Songs My Brothers Taught Me was received warmly in the indie community, and even made its way into the Cannes Film Festival. The nonprofessional cast gives incredible, nuanced performances, and the beauty and harshness of the landscape comes out well in the film’s cinematography by Zhao’s boyfriend and collaborator Joshua James Richards. While it’s a good debut, however, Songs suffers from a messy focus and several tedious cliches. (There’s even the obligatory scene of a teacher asking his troubled students what they’re going to do with their futures.) Zhao’s second film The Rider (2017) is a major improvement, being a spiritual kindred in its similar themes of poverty, family dysfunction, and individualism on the Pine Ridge Indian Reservation.
But while Songs portrayed the community through its kids and teens, The Rider is about a young man, a cowboy named Brady Blackburn (Brady Jandreau). Once a star at the rodeo, Brady’s career is thrown into turmoil when he falls off a horse and gets his head kicked. The attack leaves him with brain damage and an injured right hand, but most painful of all is his doctor’s order to give up the rodeo. Heartbroken, Brady has to choose between his greatest love and his own life. Brady’s friends try to lure him back in, but a crippled pal named Lane serves as a reminder that next time he might not be so lucky.

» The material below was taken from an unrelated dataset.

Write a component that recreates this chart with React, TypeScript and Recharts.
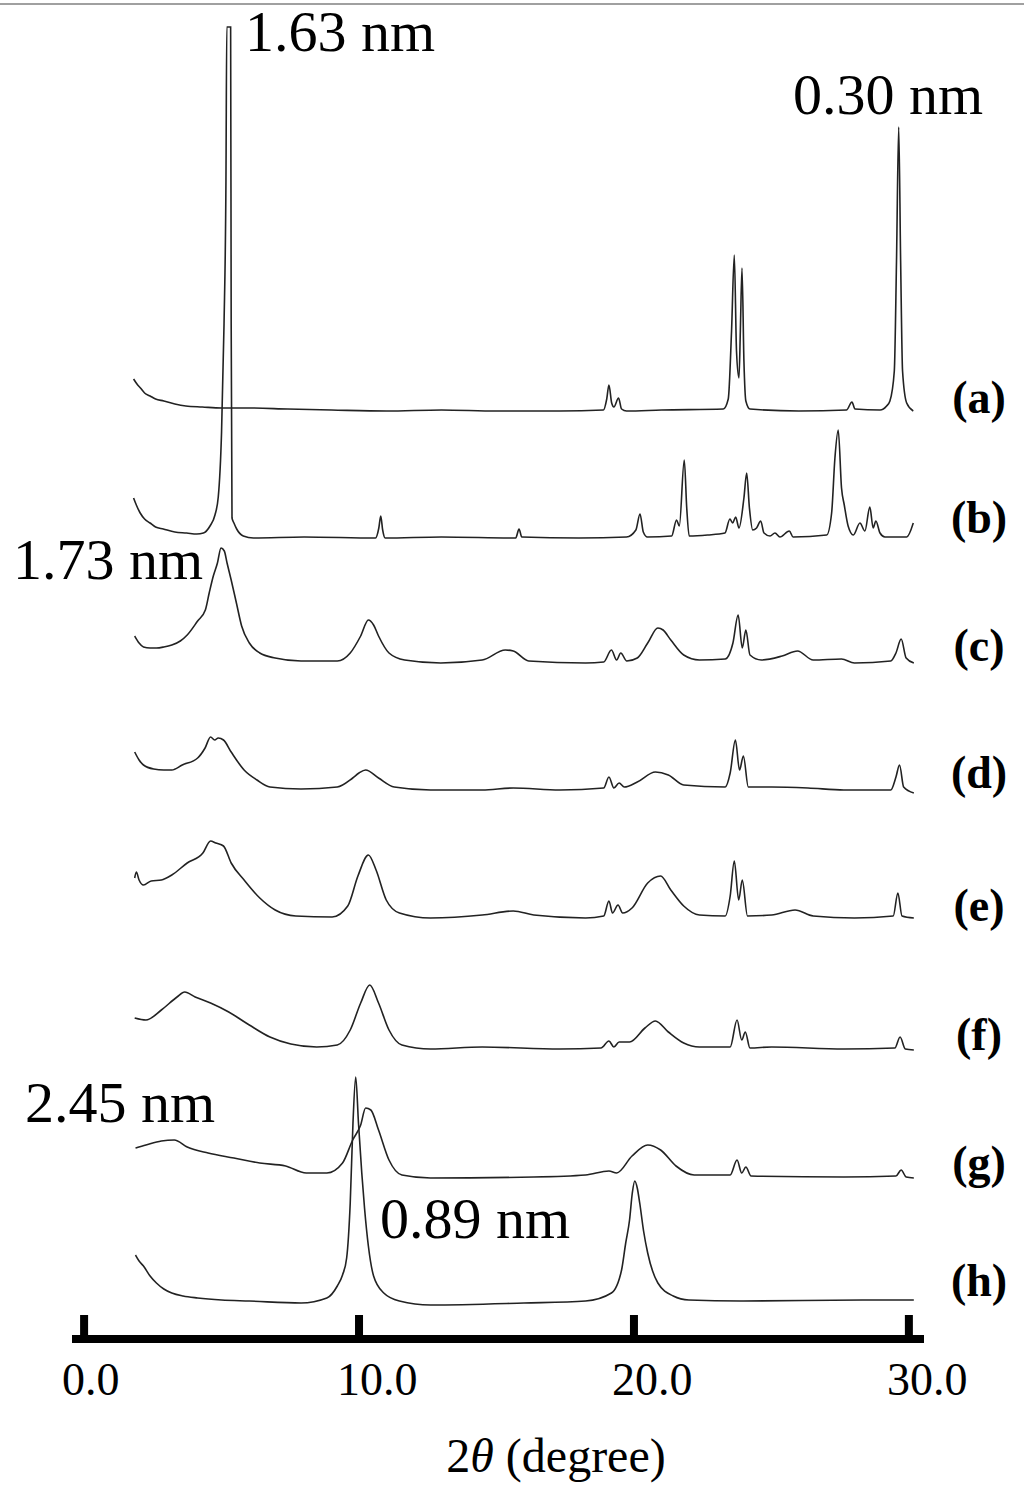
import { LineChart, Line, XAxis, YAxis } from "recharts";

const SERIF = '"Liberation Serif", "Times New Roman", serif';

// 2θ (degree) vs intensity above each trace's own baseline
const traceA: [number, number][] = [
  [1.8, 32], [1.95, 26], [2.05, 23], [2.2, 18], [2.4, 15], [2.6, 12], [2.9, 10], [3.3, 7], [3.7, 5],
  [4.3, 4], [5.0, 3], [6.0, 3], [7.4, 2], [9, 1], [11, 0], [13, 1], [15, 0], [17.3, 0],
  [18.89, 1], [19.01, 12], [19.09, 26], [19.19, 8], [19.27, 4], [19.44, 13], [19.55, 2], [19.73, 0],
  [21, 1], [23.25, 2], [23.43, 12], [23.55, 80], [23.65, 156], [23.73, 60], [23.82, 33], [23.87, 80],
  [23.93, 143], [24.0, 50], [24.07, 10], [24.22, 2], [26, 0], [27.73, 1], [27.93, 9], [28.04, 2],
  [28.95, 1], [29.19, 5], [29.31, 10], [29.47, 40], [29.55, 150], [29.63, 284], [29.7, 150],
  [29.77, 40], [29.92, 8], [30.16, 0],
];

const traceB: [number, number][] = [
  [1.8, 40], [1.9, 33], [2.04, 25], [2.2, 19], [2.4, 15], [2.6, 11], [2.88, 9], [3.3, 6], [3.73, 5],
  [4.1, 4], [4.34, 5], [4.58, 12], [4.76, 23], [4.88, 41], [5.0, 106], [5.09, 214], [5.16, 358],
  [5.19, 511], [5.33, 511], [5.35, 214], [5.38, 20], [5.45, 15], [5.55, 9], [5.79, 2], [6.16, 0],
  [8, 1], [10.6, 0], [10.72, 10], [10.79, 22], [10.86, 8], [10.95, 0], [13, 1], [15.7, 0],
  [15.82, 9], [15.92, 1], [18, 0], [19.73, 1], [20.07, 8], [20.22, 24], [20.34, 6], [20.49, 1],
  [21.37, 2], [21.55, 18], [21.65, 12], [21.83, 78], [21.92, 30], [22.01, 2], [22.68, 3],
  [23.31, 5], [23.49, 19], [23.59, 15], [23.7, 21], [23.82, 10], [24.0, 40], [24.1, 65], [24.2, 30],
  [24.32, 8], [24.46, 10], [24.61, 17], [24.73, 5], [24.95, 2], [25.13, 5], [25.31, 1], [25.65, 7],
  [25.79, 1], [27.01, 3], [27.19, 25], [27.31, 80], [27.43, 108], [27.55, 50], [27.65, 33],
  [27.79, 12], [27.98, 3], [28.22, 15], [28.4, 7], [28.58, 31], [28.7, 10], [28.8, 17], [28.95, 5],
  [29.13, 1], [29.92, 1], [30.16, 15],
];

const traceC: [number, number][] = [
  [1.84, 27], [2.0, 20], [2.16, 16], [2.4, 15], [2.63, 15], [2.9, 16], [3.19, 18], [3.5, 22],
  [3.75, 28], [4.13, 42], [4.41, 53], [4.55, 70], [4.7, 87], [4.85, 100], [4.98, 115], [5.1, 112],
  [5.2, 100], [5.35, 83], [5.54, 60], [5.73, 37], [6.01, 20], [6.39, 10], [6.95, 5], [7.89, 2],
  [9.21, 2], [9.68, 10], [10.06, 27], [10.34, 43], [10.53, 38], [10.71, 27], [11.09, 10], [11.66, 3],
  [12.97, 0], [14.48, 3], [15.32, 13], [15.61, 12], [16.17, 2], [18.24, 0], [18.9, 1], [19.18, 13],
  [19.37, 3], [19.52, 10], [19.74, 2], [20.12, 5], [20.5, 20], [20.87, 35], [21.06, 33], [21.34, 23],
  [21.81, 8], [22.38, 3], [23.32, 4], [23.6, 20], [23.79, 48], [23.94, 15], [24.07, 33], [24.22, 8],
  [24.63, 3], [25.39, 7], [25.95, 12], [26.52, 3], [27.55, 4], [28.02, 0], [29.34, 2], [29.53, 10],
  [29.72, 24], [29.9, 5], [30.18, 0],
];

const traceD: [number, number][] = [
  [1.84, 38], [2.0, 30], [2.16, 25], [2.53, 21], [2.9, 20], [3.19, 20], [3.57, 25], [4.13, 32],
  [4.4, 42], [4.6, 53], [4.75, 50], [4.88, 52], [5.07, 50], [5.35, 38], [5.82, 20], [6.29, 10],
  [6.76, 3], [7.89, 1], [9.21, 3], [9.77, 12], [10.0, 17], [10.24, 20], [10.71, 12], [11.28, 3],
  [12.6, 0], [14.48, 0], [15.61, 2], [17.3, 0], [18.9, 2], [19.09, 13], [19.27, 2], [19.46, 7],
  [19.65, 3], [20.12, 8], [20.78, 18], [21.25, 15], [21.81, 5], [23.32, 3], [23.5, 17], [23.69, 50],
  [23.84, 20], [23.98, 34], [24.16, 3], [25.01, 3], [26.33, 2], [27.64, 0], [29.34, 0], [29.53, 13],
  [29.66, 25], [29.81, 3], [30.18, -3],
];

const traceE: [number, number][] = [
  [1.84, 40], [1.9, 46], [2.0, 38], [2.16, 33], [2.44, 37], [2.81, 38], [3.19, 43], [3.75, 55],
  [4.32, 65], [4.6, 77], [4.79, 75], [5.07, 72], [5.35, 55], [5.82, 38], [6.39, 20], [6.95, 8],
  [7.7, 2], [9.02, 1], [9.59, 12], [9.96, 42], [10.34, 63], [10.62, 48], [10.99, 18], [11.47, 5],
  [12.6, 0], [14.48, 3], [15.61, 7], [16.36, 3], [18.24, 0], [18.9, 2], [19.09, 17], [19.22, 5],
  [19.42, 13], [19.59, 5], [19.93, 10], [20.5, 35], [20.97, 42], [21.34, 28], [21.81, 12],
  [22.38, 3], [23.32, 2], [23.5, 22], [23.65, 57], [23.81, 18], [23.94, 38], [24.13, 2], [25.01, 3],
  [25.86, 8], [26.52, 2], [28.02, 0], [29.43, 2], [29.6, 25], [29.75, 2], [30.18, 0],
];

const traceF: [number, number][] = [
  [1.84, 31], [2.25, 29], [2.81, 39], [3.38, 52], [3.66, 57], [4.04, 52], [4.6, 46], [5.26, 37],
  [6.01, 24], [6.76, 12], [7.52, 5], [8.46, 2], [9.21, 4], [9.68, 19], [10.06, 46], [10.39, 64],
  [10.71, 46], [11.09, 19], [11.56, 4], [12.6, 0], [14.48, 2], [17.3, 0], [18.8, 1], [19.09, 8],
  [19.27, 2], [19.46, 7], [19.84, 7], [20.4, 21], [20.78, 28], [21.25, 17], [21.81, 6], [22.38, 2],
  [23.5, 2], [23.75, 29], [23.92, 9], [24.05, 17], [24.22, 1], [25.01, 2], [27.64, 0], [29.49, 1],
  [29.68, 12], [29.87, 0], [30.18, -1],
];

const traceG: [number, number][] = [
  [1.87, 29], [2.25, 32], [2.81, 36], [3.28, 37], [3.75, 30], [4.51, 24], [5.45, 19], [6.39, 14],
  [7.33, 11], [8.08, 4], [8.83, 4], [9.4, 14], [9.77, 37], [10.06, 52], [10.24, 69], [10.43, 67],
  [10.71, 47], [11.09, 17], [11.56, 2], [12.6, -1], [16.36, 0], [18.24, 2], [19.09, 6], [19.37, 4],
  [19.93, 21], [20.5, 32], [20.97, 27], [21.53, 11], [22.19, 2], [23.5, 2], [23.75, 17], [23.92, 4],
  [24.07, 10], [24.26, 1], [27.64, 0], [29.53, 1], [29.72, 7], [29.9, 0], [30.18, -1],
];

const traceH: [number, number][] = [
  [1.87, 48], [2.0, 42], [2.16, 37], [2.4, 27], [2.63, 20], [2.9, 14], [3.19, 10], [3.6, 7],
  [4.13, 5], [5, 3], [6.01, 2], [7.89, 0], [8.83, 5], [9.21, 17], [9.4, 28], [9.55, 45], [9.68, 100],
  [9.78, 180], [9.88, 226], [9.98, 180], [10.1, 130], [10.2, 95], [10.34, 57], [10.53, 27],
  [10.9, 10], [11.47, 2], [12.6, -2], [16, 0], [18.24, 2], [19.18, 10], [19.55, 33], [19.7, 60],
  [19.84, 83], [19.94, 110], [20.03, 122], [20.12, 115], [20.21, 100], [20.35, 72], [20.5, 50],
  [20.87, 20], [21.43, 7], [22.0, 3], [23.88, 2], [28.4, 3], [30.18, 3],
];

const traces = [traceA, traceB, traceC, traceD, traceE, traceF, traceG, traceH];
// vertical stacking offset of each pattern
const offsets = [928, 801, 676, 549, 421, 290, 162, 36];
const sampleLabels = ["(a)", "(b)", "(c)", "(d)", "(e)", "(f)", "(g)", "(h)"];
const xTicks = [0, 10, 20, 30];
const xTickLabels = ["0.0", "10.0", "20.0", "30.0"];

const labelY = [413, 533, 661, 788, 921, 1050, 1178, 1296];
const notes = [
  { text: "1.63 nm", x: 245, y: 51 },
  { text: "0.30 nm", x: 793, y: 114 },
  { text: "1.73 nm", x: 13, y: 579 },
  { text: "2.45 nm", x: 25, y: 1122 },
  { text: "0.89 nm", x: 380, y: 1238 },
];

const AxisTick = (props: any) => {
  const { x, y, index } = props;
  return (
    <g>
      <rect x={x - 4} y={y - 24} width={8} height={24} fill="#000" />
      <text x={x - 22} y={y + 56} textAnchor="start" fontFamily={SERIF} fontSize={46} fill="#000">
        {xTickLabels[index]}
      </text>
    </g>
  );
};

export default function App() {
  return (
    <div style={{ position: "absolute", left: 0, top: 0, width: 1024, height: 1488, background: "#fff" }}>
      <LineChart width={1024} height={1488} margin={{ top: 0, right: 100, bottom: 119, left: 72 }}>
        <XAxis
          dataKey="x"
          type="number"
          domain={[-0.44, 30.55]}
          ticks={xTicks}
          allowDataOverflow
          height={30}
          tickSize={0}
          tickMargin={0}
          tickLine={false}
          axisLine={{ stroke: "#000", strokeWidth: 8 }}
          tick={<AxisTick />}
        />
        <YAxis type="number" domain={[0, 1339]} hide width={0} allowDataOverflow />
        {traces.map((t, i) => (
          <Line
            key={sampleLabels[i]}
            data={t.map(([x, h]) => ({ x, y: offsets[i] + h }))}
            dataKey="y"
            type="monotone"
            stroke="#222"
            strokeWidth={1.6}
            dot={false}
            activeDot={false}
            isAnimationActive={false}
          />
        ))}
      </LineChart>
      <svg
        width={1024}
        height={1488}
        style={{ position: "absolute", left: 0, top: 0, pointerEvents: "none" }}
      >
        <line x1={0} y1={4} x2={1024} y2={4} stroke="#a0a0a0" strokeWidth={2} />
        {notes.map((n) => (
          <text key={n.text} x={n.x} y={n.y} fontFamily={SERIF} fontSize={58} fill="#000">
            {n.text}
          </text>
        ))}
        {sampleLabels.map((l, i) => (
          <text
            key={l}
            x={979}
            y={labelY[i]}
            textAnchor="middle"
            fontFamily={SERIF}
            fontWeight="bold"
            fontSize={46}
            fill="#000"
          >
            {l}
          </text>
        ))}
        <text x={556} y={1472} textAnchor="middle" fontFamily={SERIF} fontSize={48} fill="#000">
          2<tspan fontStyle="italic">θ</tspan> (degree)
        </text>
      </svg>
    </div>
  );
}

As he grapples with the change, Brady is concerned about how he’ll support his family, having little choice but to pick up a stifling job working at a grocery store.
While she was filming Songs, Zhao met Brady’s actor Brady Jandreau at a ranch, and became interested in casting him in a movie. Before they could proceed with any ideas, Jandreau himself had a near-fatal accident at a rodeo in April 2016. His recovery ended up as the basis of The Rider, and the movie features friends and relatives playing fictionalized versions of themselves.
Jandreau’s father Tim and autistic sister Lilly join him in the cast, along with his friend Lane Scott and wife Terri Dawn Pourier, the latter appearing in a cameo in a bar. The Rider is a beautiful, modern Western, featuring a star with more depth and sensitivity than the usual tough, stoic cowboys who populate the dusty plains.
Following its release, The Rider was a critical darling, making a number of best-of-the-year lists. Actress Frances McDormand was just one of the many viewers who was blown away, leading her to approach Zhao with a proposal to direct an adaptation of Jessica Bruder’s nonfiction book Nomadland: Surviving America in the Twenty-First Century. The result, of course, was Nomadland, which has continued Zhao’s fascination with the figure of a determined, hard-working outsider in the American West. Her fourth film, the hotly-anticipated Marvel blockbuster Eternals, is the story of an alien race called the Eternals and their battle with the evil Deviants. While the project is a far cry from the raw world of broken-down cowboys and elderly folks living in vans portrayed in her previous films, it’ll be interesting to see how Zhao’s signature themes and style will be filtered through Hollywood fare.
At the time of this writing, Nomadland is available for streaming on Hulu. Songs My Brothers Taught Me can be found on Amazon Video and Mubi, while The Rider is on Pluto TV with ads, as well as Amazon Video and other VOD services.